Porque lo curioso es que para los teístas esos mundos existen, creen en ellos profundamente, aunque parece que no son capaces de advertir su incongruencia. En efecto, según los teístas, la vida real empieza tras la muerte, y los cristianos en concreto, que son los que mejor conozco, creen firmemente en la existencia del cielo y del infierno, ambos, como todo, creaciones de Dios. Pues tanto en el cielo como en el infierno no existirá ni la sombra del libre albedrío del que el creyente disfrutó o sufrió en vida, porque en el cielo sólo de podrá practicar y, por tanto, escoger el bien, y en el infierno, el mal. Yo no sé cómo de aburrido pueda ser el cielo, pero, desde luego, en el infierno sí que no debe faltar la diversión.

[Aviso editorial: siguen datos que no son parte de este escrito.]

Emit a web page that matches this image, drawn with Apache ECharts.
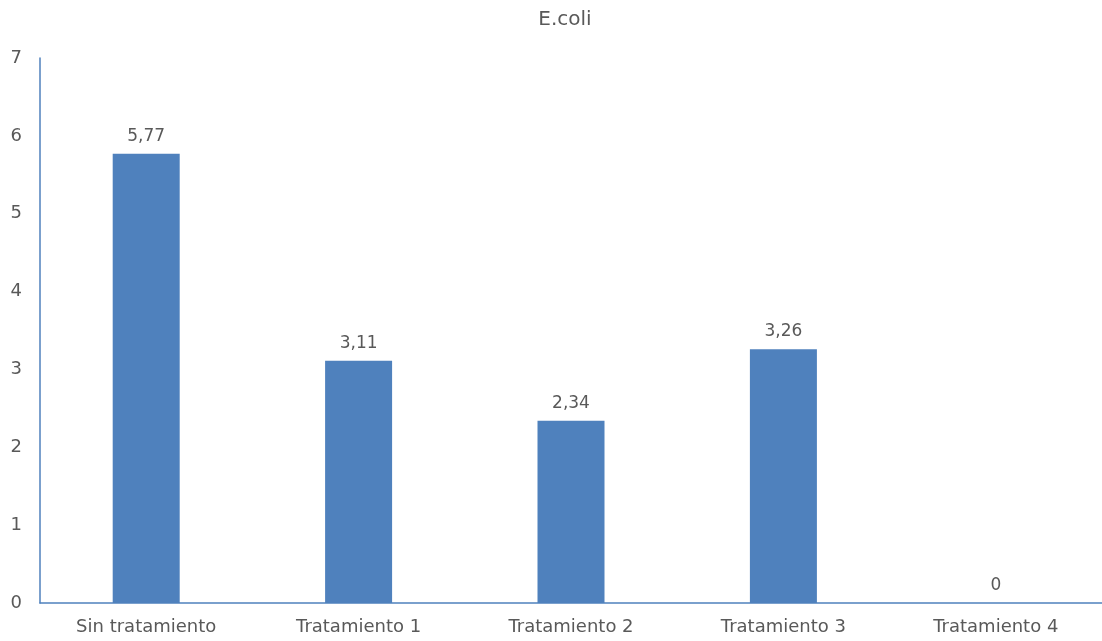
<!DOCTYPE html>
<html>
<head>
<meta charset="utf-8">
<script src="https://cdn.jsdelivr.net/npm/echarts@6/dist/echarts.min.js"></script>
<style>
  html, body { margin: 0; padding: 0; background: #ffffff; }
  #chart { width: 1102px; height: 641px; }
</style>
</head>
<body>
<div id="chart"></div>
<script>
const categories = ['Sin tratamiento', 'Tratamiento 1', 'Tratamiento 2', 'Tratamiento 3', 'Tratamiento 4'];
const values = [5.77, 3.11, 2.34, 3.26, 0];
const yTicks = [0, 1, 2, 3, 4, 5, 6, 7];

const FONT = '"DejaVu Sans", sans-serif';
const TEXT = '#595959';
const BLUE = '#4F81BD';

const chart = echarts.init(document.getElementById('chart'), null, { renderer: 'canvas' });
chart.setOption({
  animation: false,
  backgroundColor: '#ffffff',
  title: {
    text: 'E.coli',
    left: 560,
    textAlign: 'center',
    top: 5,
    textStyle: { fontFamily: FONT, fontSize: 20, fontWeight: 'normal', color: TEXT }
  },
  grid: { left: 40, top: 58, width: 1070, height: 545, containLabel: false },
  xAxis: {
    type: 'category',
    data: categories,
    axisLine: { show: true, lineStyle: { color: BLUE, width: 1.5 } },
    axisTick: { show: false },
    axisLabel: { color: TEXT, fontFamily: FONT, fontSize: 18, margin: 15, interval: 0 }
  },
  yAxis: {
    type: 'value',
    min: yTicks[0],
    max: yTicks[yTicks.length - 1],
    interval: 1,
    axisLine: { show: true, lineStyle: { color: BLUE, width: 1.5 } },
    axisTick: { show: false },
    splitLine: { show: false },
    axisLabel: { color: TEXT, fontFamily: FONT, fontSize: 18, margin: 18 }
  },
  series: [{
    type: 'bar',
    data: values,
    barWidth: 67,
    itemStyle: { color: BLUE },
    label: {
      show: true,
      position: 'top',
      distance: 9,
      color: TEXT,
      fontFamily: FONT,
      fontSize: 17,
      formatter: p => String(p.value).replace('.', ',')
    }
  }]
});
</script>
</body>
</html>
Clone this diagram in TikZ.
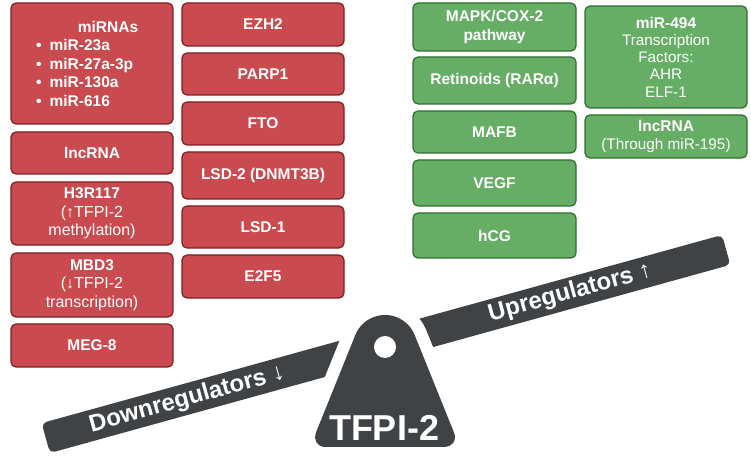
\documentclass[tikz,border=0pt]{standalone}
\usepackage{fontspec}
\setmainfont{Liberation Sans}
\definecolor{boxred}{HTML}{C94B4F}
\definecolor{redline}{HTML}{7E1D22}
\definecolor{boxgreen}{HTML}{66AE66}
\definecolor{greenline}{HTML}{2E6E30}
\definecolor{beamgray}{HTML}{404346}
\newcommand{\rg}[1]{{\fontsize{16}{19}\selectfont\mdseries #1}}
\newcommand{\rgs}[1]{{\fontsize{15.3}{17.2}\selectfont\mdseries #1}}
\tikzset{
  box/.style={rounded corners=5pt, line width=1.2pt, minimum width=162pt,
    inner sep=2pt, align=center, text=white,
    font=\fontsize{15.5}{18.5}\selectfont\bfseries},
  redbox/.style={box, fill=boxred, draw=redline},
  greenbox/.style={box, fill=boxgreen, draw=greenline},
  beam/.style={fill=beamgray, rounded corners=5pt, inner sep=0pt,
    minimum width=706pt, minimum height=31pt, rotate=15.46},
  beamtext/.style={text=white, rotate=15.46, inner sep=0pt,
    font=\fontsize{24}{28}\selectfont\bfseries},
  bigtext/.style={text=white, inner sep=0pt, font=\fontsize{36}{40}\selectfont\bfseries},
  intext/.style={text=white, inner sep=0pt, font=\fontsize{15.5}{18.7}\selectfont\bfseries}
}
\def\fulcrumpath{(315.7,28.75) -- (355.33,126.99) arc[start angle=158, end angle=22, radius=32]
  -- (454.27,28.75) arc[start angle=22, end angle=-90, radius=10]
  -- (325,15) arc[start angle=270, end angle=158, radius=10] -- cycle}
\begin{document}
\begin{tikzpicture}[x=1pt,y=1pt]
\useasboundingbox (0,0) rectangle (751,462);
% red column 1
\node[redbox, minimum height=121pt] (mirnas) at (92,398.5) {};
\node[intext] (mirhead) at (108,435) {miRNAs};
\node[intext, anchor=west, align=left] (mirlist) at (36,389)
  {•\hspace{8pt}miR-23a\\ •\hspace{8pt}miR-27a-3p\\ •\hspace{8pt}miR-130a\\ •\hspace{8pt}miR-616};
\node[redbox, minimum height=42pt] (lnc1) at (92,309) {lncRNA};
\node[redbox, minimum height=63pt] (h3r) at (92,248.5) {H3R117\\ \rg{(↑TFPI-2}\\ \rg{methylation)}};
\node[redbox, minimum height=64pt] (mbd3) at (92,177) {MBD3\\ \rg{(↓TFPI-2}\\ \rg{transcription)}};
\node[redbox, minimum height=43pt] (meg8) at (92,116.5) {MEG-8};
% red column 2
\node[redbox, minimum height=43pt] (ezh2) at (263,437.5) {EZH2};
\node[redbox, minimum height=42pt] (parp1) at (263,388) {PARP1};
\node[redbox, minimum height=43pt] (fto) at (263,338.5) {FTO};
\node[redbox, minimum height=47pt] (lsd2) at (263,286.5) {LSD-2 (DNMT3B)};
\node[redbox, minimum height=42pt] (lsd1) at (263,235) {LSD-1};
\node[redbox, minimum height=43pt] (e2f5) at (263,185.5) {E2F5};
% green column 1
\node[greenbox, minimum width=163pt, minimum height=48pt] (mapk) at (494.5,435) {MAPK/COX-2\\ pathway};
\node[greenbox, minimum width=163pt, minimum height=47pt] (retin) at (494.5,381.5) {Retinoids (RARα)};
\node[greenbox, minimum width=163pt, minimum height=42pt] (mafb) at (494.5,330) {MAFB};
\node[greenbox, minimum width=163pt, minimum height=46pt] (vegf) at (494.5,279) {VEGF};
\node[greenbox, minimum width=163pt, minimum height=45pt] (hcg) at (494.5,226.5) {hCG};
% green column 2
\node[greenbox, minimum height=102pt, font=\fontsize{15.5}{17.2}\selectfont\bfseries] (mir494) at (666,405)
  {miR-494\\ \rgs{Transcription}\\ \rgs{Factors:}\\ \rgs{AHR}\\ \rgs{ELF-1}};
\node[greenbox, minimum height=43pt] (lnc2) at (666,325.5) {lncRNA\\ \rgs{(Through miR-195)}};
% seesaw
\node[beam] (bar) at (386,118) {};
\node[beamtext] (down) at (187,62.5) {Downregulators ↓};
\node[beamtext] (up) at (570,169) {Upregulators ↑};
\draw[white, line width=25pt, line join=round] \fulcrumpath;
\fill[beamgray] \fulcrumpath;
\fill[white] (385,115) circle[radius=11];
\node[bigtext] (tfpi) at (384,34) {TFPI-2};
\end{tikzpicture}
\end{document}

Ahora bien, hay algo mucho más importante, que pone realmente en cuestión la existencia real del libre albedrío: Según los creyentes, Dios lo ve todo, sabe, porque lo está viendo, lo que va a suceder en el próximo minuto y en los próximos diez años y siempre. Sabe de antemano, lo que vamos a hacer cada uno de nosotros en cada momento. Y Dios no se equivoca, es infinitamente sabio. Por tanto, si cada movimiento nuestro ya es conocido por Dios antes de realizarlo, no podemos actuar más que como Él ha previsto, aunque creamos actuar libremente, de manera que, si existe ese Dios con todas las propiedades que se le adjudican, de qué libertad o de que libre albedrío hablamos.
No, acuerdo con lo expuesto, nuestra responsabilidad se sitúa exclusivamente en el marco de la relación entre nosotros, los seres humanos, es en este marco en el que, con las limitaciones expuestas, disponemos, en general, de la suficiente libertad como para ser responsables de nuestros actos. Pero ante ese hipotético Dios al que dicen adorar (y temer) los teístas nuestra libertad es poco más o menos cero y, por tanto, nuestra responsabilidad ninguna.